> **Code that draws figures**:
## start

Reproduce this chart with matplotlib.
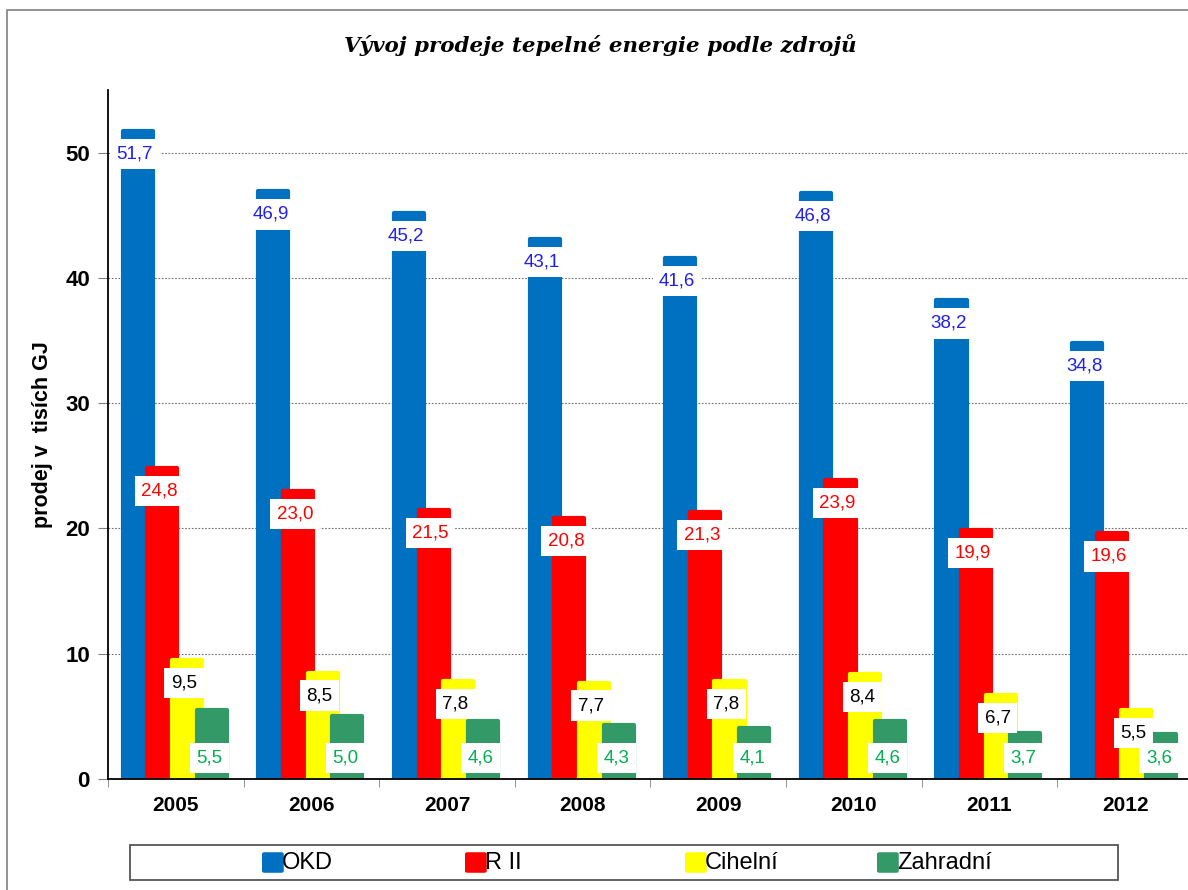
import numpy as np
import matplotlib
matplotlib.use('Agg')
from matplotlib import pyplot as plt
from matplotlib.patches import Rectangle, FancyBboxPatch

years = ['2005', '2006', '2007', '2008', '2009', '2010', '2011', '2012']
okd = [51.7, 46.9, 45.2, 43.1, 41.6, 46.8, 38.2, 34.8]
r2 = [24.8, 23.0, 21.5, 20.8, 21.3, 23.9, 19.9, 19.6]
cihelni = [9.5, 8.5, 7.8, 7.7, 7.8, 8.4, 6.7, 5.5]
zahradni = [5.5, 5.0, 4.6, 4.3, 4.1, 4.6, 3.7, 3.6]

names = ['OKD', 'R II', 'Cihelní', 'Zahradní']
series = [okd, r2, cihelni, zahradni]
colors = ['#0070C0', '#FF0000', '#FFFF00', '#339966']
txt_colors = ['#2020E8', '#FF0000', '#000000', '#00B050']

plt.rcParams['font.family'] = ['Liberation Sans', 'DejaVu Sans']

fig = plt.figure(figsize=(11.88, 8.9), dpi=100)
ax = fig.add_axes([0.0909, 0.1247, 0.9133, 0.7742])

x = np.arange(len(years))
step = 0.1817
width = 0.222
for i, (vals, c, tc) in enumerate(zip(series, colors, txt_colors)):
    pos = x + (i - 1.5) * step - 0.008
    bars = ax.bar(pos, vals, width=width, color=c, edgecolor=c, linewidth=3, zorder=2 + i)
    for b in bars:
        b.set_joinstyle('round')
    for p, v in zip(pos, vals):
        s = '{:.1f}'.format(v).replace('.', ',')
        if i == 3:
            # Zahradni labels sit at the bar base
            ax.annotate(s, xy=(p, 0), xytext=(-2, 21), textcoords='offset pixels',
                        ha='center', va='center', fontsize=13.5, color=tc, zorder=10,
                        bbox=dict(boxstyle='square,pad=0.35', fc='white', ec='none'))
        else:
            ax.annotate(s, xy=(p, v), xytext=(-3, -23), textcoords='offset pixels',
                        ha='center', va='center', fontsize=13.5, color=tc, zorder=10,
                        bbox=dict(boxstyle='square,pad=0.35', fc='white', ec='none'))

ax.set_xlim(-0.5, len(years) - 0.5)
ax.set_ylim(0, 55)
ax.set_yticks([0, 10, 20, 30, 40, 50])
ax.set_xticks(x)
ax.set_xticklabels(years, fontsize=15, fontweight='bold')
ax.tick_params(axis='x', length=0, pad=12)
ax.set_xticks(np.arange(len(years) + 1) - 0.5, minor=True)
ax.tick_params(axis='x', which='minor', length=6, direction='out', color='#808080')
ax.tick_params(axis='y', labelsize=16, length=7, color='#808080', pad=6)
for lab in ax.get_yticklabels():
    lab.set_fontweight('bold')
ax.grid(axis='y', linestyle=(0, (1.5, 1.5)), color='#707070', linewidth=0.8, zorder=0)
ax.spines['top'].set_visible(False)
ax.spines['right'].set_visible(False)
ax.spines['left'].set_linewidth(1.3)
ax.spines['bottom'].set_linewidth(1.3)
ax.spines['bottom'].set_zorder(8)
ax.set_ylabel('prodej v  tisích GJ', fontsize=15.5, fontweight='bold', labelpad=9)

fig.text(0.505, 0.949, 'Vývoj prodeje tepelné energie podle zdrojů', ha='center', va='center',
         fontsize=15.4, fontweight='bold', fontstyle='italic', family=['DejaVu Serif'])

# legend drawn by hand, Excel style
fig.patches.append(Rectangle((130 / 1188, 1 - 880 / 890), 988 / 1188, 35 / 890,
                             transform=fig.transFigure, fill=False, ec='#555555', lw=1.3))
leg_x = [262, 465, 685, 877]
for lx, name, c in zip(leg_x, names, colors):
    fig.patches.append(FancyBboxPatch((lx / 1188 + 0.002, 1 - 871 / 890), 17 / 1188, 17 / 890,
                                      boxstyle='round,pad=0.002', transform=fig.transFigure,
                                      fc=c, ec='none'))
    fig.text((lx + 20) / 1188, 1 - 863 / 890, name, ha='left', va='center', fontsize=17)

fig.patches.append(Rectangle((0.006, -0.01), 1.5, 0.999, transform=fig.transFigure,
                             fill=False, ec='#808080', lw=1.2))

plt.savefig('out.png', dpi=100)
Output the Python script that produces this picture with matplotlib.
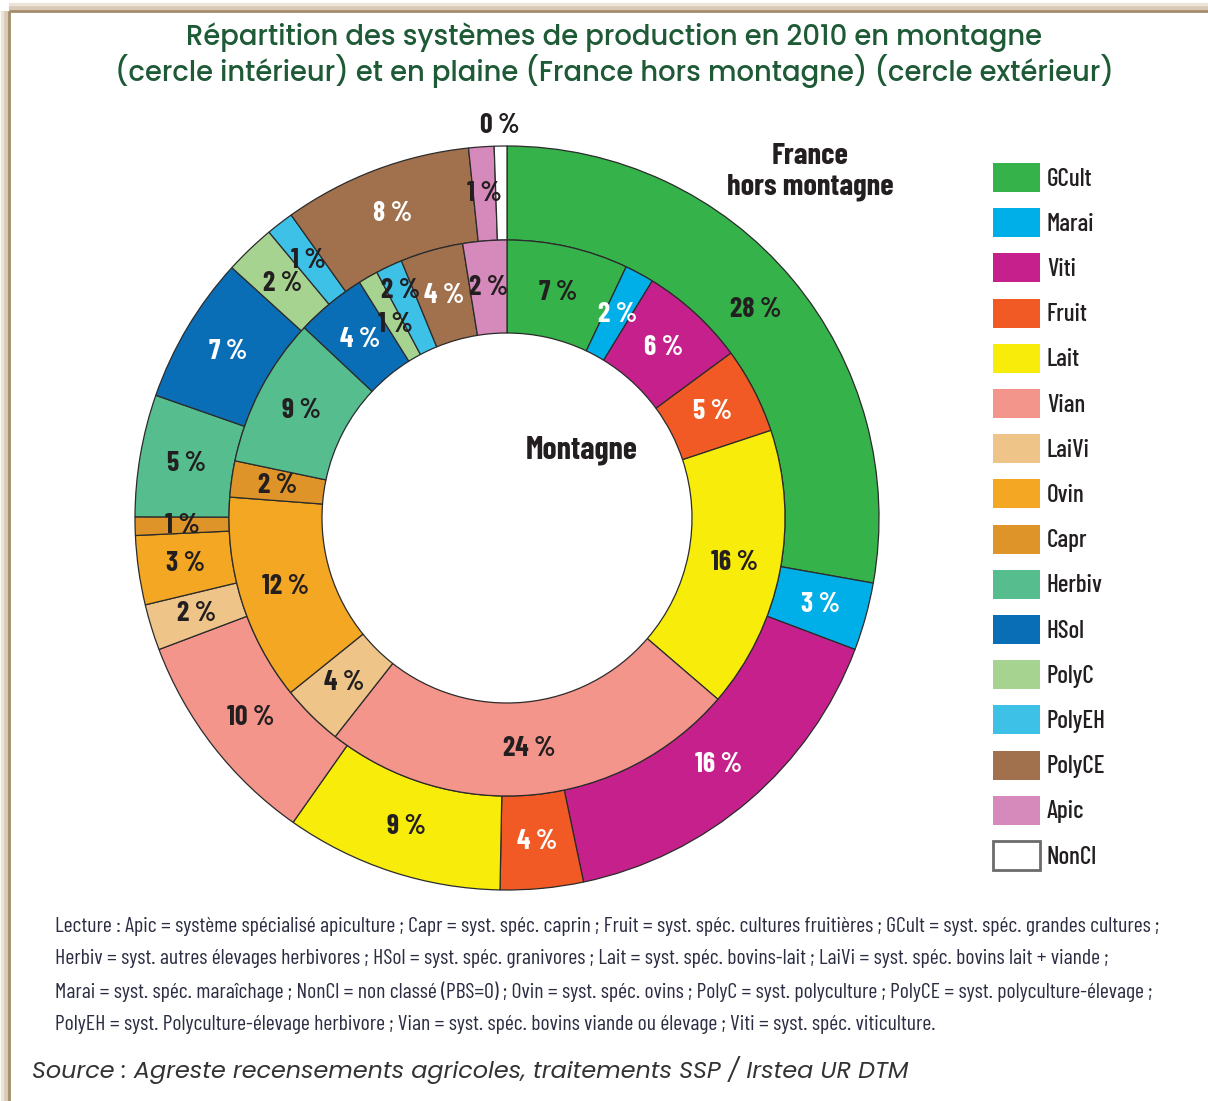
import numpy as np
import matplotlib
matplotlib.use('Agg')
import matplotlib.pyplot as plt
from matplotlib.patches import Rectangle

# --- data (shares in %, clockwise from 12 o'clock) ---
categories = ['GCult', 'Marai', 'Viti', 'Fruit', 'Lait', 'Vian', 'LaiVi', 'Ovin',
              'Capr', 'Herbiv', 'HSol', 'PolyC', 'PolyEH', 'PolyCE', 'Apic', 'NonCl']
colors = ['#35b24a', '#00aee8', '#c6208c', '#f15a24', '#f8ec0a', '#f4958b', '#eec488',
          '#f3a723', '#de9428', '#55bd8e', '#0a6eb7', '#a6d490', '#3ec1e6', '#a0714c',
          '#d68abb', '#ffffff']

# outer ring: France hors montagne
plaine = [27.8, 2.95, 15.95, 3.6, 9.45, 9.5, 2.0, 3.0, 0.8, 5.3, 6.4, 2.2, 1.2, 8.2, 1.1, 0.55]
plaine_labels = ['28 %', '3 %', '16 %', '4 %', '9 %', '10 %', '2 %', '3 %', '1 %', '5 %',
                 '7 %', '2 %', '1 %', '8 %', '1 %', '0 %']

# inner ring: montagne (no NonCl)
montagne = [7.05, 1.7, 6.15, 5.0, 16.4, 24.3, 3.6, 12.0, 2.1, 8.7, 4.1, 1.15, 1.55, 3.65, 2.55, 0]
montagne_labels = ['7 %', '2 %', '6 %', '5 %', '16 %', '24 %', '4 %', '12 %', '2 %', '9 %',
                   '4 %', '1 %', '2 %', '4 %', '2 %', '']

white_text = {'Marai', 'Viti', 'Fruit', 'HSol', 'PolyCE'}

title = ("Répartition des systèmes de production en 2010 en montagne\n"
         "(cercle intérieur) et en plaine (France hors montagne) (cercle extérieur)")
lecture = [
    "Lecture : Apic = système spécialisé apiculture ; Capr = syst. spéc. caprin ; Fruit = syst. spéc. cultures fruitières ; GCult = syst. spéc. grandes cultures ;",
    "Herbiv = syst. autres élevages herbivores ; HSol = syst. spéc. granivores ; Lait = syst. spéc. bovins-lait ; LaiVi = syst. spéc. bovins lait + viande ;",
    "Marai = syst. spéc. maraîchage ; NonCl = non classé (PBS=0) ; Ovin = syst. spéc. ovins ; PolyC = syst. polyculture ; PolyCE = syst. polyculture-élevage ;",
    "PolyEH = syst. Polyculture-élevage herbivore ; Vian = syst. spéc. bovins viande ou élevage ; Viti = syst. spéc. viticulture.",
]
source = "Source : Agreste recensements agricoles, traitements SSP / Irstea UR DTM"

NARROW = ['Barlow Condensed', 'DejaVu Sans']
WIDE = ['Poppins', 'DejaVu Sans']
DARK = '#231f20'

W, H = 1208, 1101
fig = plt.figure(figsize=(W / 100, H / 100), dpi=100)
fig.patch.set_facecolor('white')

# background axes in pixel coordinates
bg = fig.add_axes([0, 0, 1, 1])
bg.set_xlim(0, W)
bg.set_ylim(H, 0)
bg.axis('off')

# frame (left and top edges, tan with soft shadow)
for off, lw, c in [(4, 6, '#ece4d8'), (2, 4, '#d8cab6'), (0, 2, '#a58c6c')]:
    bg.plot([9 - off, 9 - off], [11, H], color=c, lw=lw, solid_capstyle='butt')
    bg.plot([9, W], [11 - off, 11 - off], color=c, lw=lw, solid_capstyle='butt')

bg.text(614, 55, title, ha='center', va='center', fontsize=19.8, color='#1e5a36',
        family=WIDE, fontweight='medium', linespacing=1.1)

# --- donut ---
cx, cy, R = 507, 518, 372
r_mid, r_in = 278 / R, 185 / R
ax = fig.add_axes([(cx - R) / W, (H - cy - R) / H, 2 * R / W, 2 * R / H])


def ring(values, labels, radius, width, overrides):
    vals = np.array(values, dtype=float)
    keep = vals > 0
    wedges, _ = ax.pie(vals[keep], colors=np.array(colors)[keep], radius=radius,
                       startangle=90, counterclock=False,
                       wedgeprops=dict(width=width, edgecolor='#2b2b2b', linewidth=0.9))
    for w in wedges:
        w.set_clip_on(False)
    frac = vals / vals.sum()
    mids = np.cumsum(frac) - frac / 2
    for i, (m, lab) in enumerate(zip(mids, labels)):
        if not lab:
            continue
        r = overrides.get(i, radius - width / 2)
        ang = np.deg2rad(90 - 360 * m)
        col = 'white' if categories[i] in white_text else DARK
        ax.text(r * np.cos(ang), r * np.sin(ang), lab, ha='center', va='center',
                fontsize=20, fontweight='bold', color=col, family=NARROW)


ring(plaine, plaine_labels, 1.0, 1 - r_mid, {15: 1.055})
ring(montagne, montagne_labels, r_mid, r_mid - r_in, {11: 0.6, 12: 0.675})
ax.set_xlim(-1, 1)
ax.set_ylim(-1, 1)
ax.set_aspect('equal')
ax.axis('off')

bg.text(582, 450, 'Montagne', ha='center', va='center', fontsize=23, fontweight='bold',
        color=DARK, family=NARROW)
bg.text(810, 172, 'France\nhors montagne', ha='center', va='center', fontsize=22,
        fontweight='bold', color=DARK, family=NARROW, linespacing=1.12,
        bbox=dict(facecolor='white', edgecolor='none', pad=2))

# --- legend ---
for i, (name, c) in enumerate(zip(categories, colors)):
    y = 163 + i * 45.2
    ec = '#6b6b6b' if name == 'NonCl' else 'none'
    bg.add_patch(Rectangle((993, y), 47, 29, facecolor=c, edgecolor=ec, lw=2))
    bg.text(1047, y + 16, name, ha='left', va='center', fontsize=18, color=DARK,
            family=NARROW, fontweight='medium')

# --- notes ---
for i, line in enumerate(lecture):
    bg.text(55, 926 + i * 32.7, line, ha='left', va='center', fontsize=15.7,
            color='#2b2d42', family=NARROW)
bg.text(32, 1070, source, ha='left', va='center', fontsize=17.2, style='italic',
        color='#333333', family=WIDE)

fig.savefig('out.png', dpi=100)
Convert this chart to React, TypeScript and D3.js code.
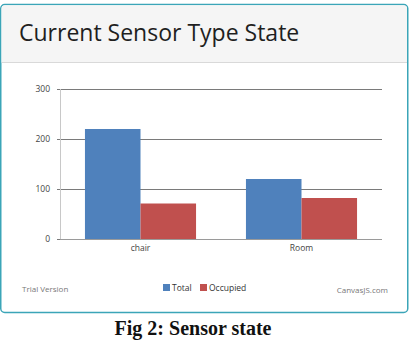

## end

> **Task to carry out**: Begin with the first line of the entries above and write out each line exactly, ending with the line containing "from matplotlib.patches import Rectangle, FancyBboxPatch". Leave out pictures.

> **Solution to this task**:
Reproduce this chart with matplotlib.
import numpy as np
import matplotlib
matplotlib.use('Agg')
from matplotlib import pyplot as plt
from matplotlib.patches import Rectangle, FancyBboxPatch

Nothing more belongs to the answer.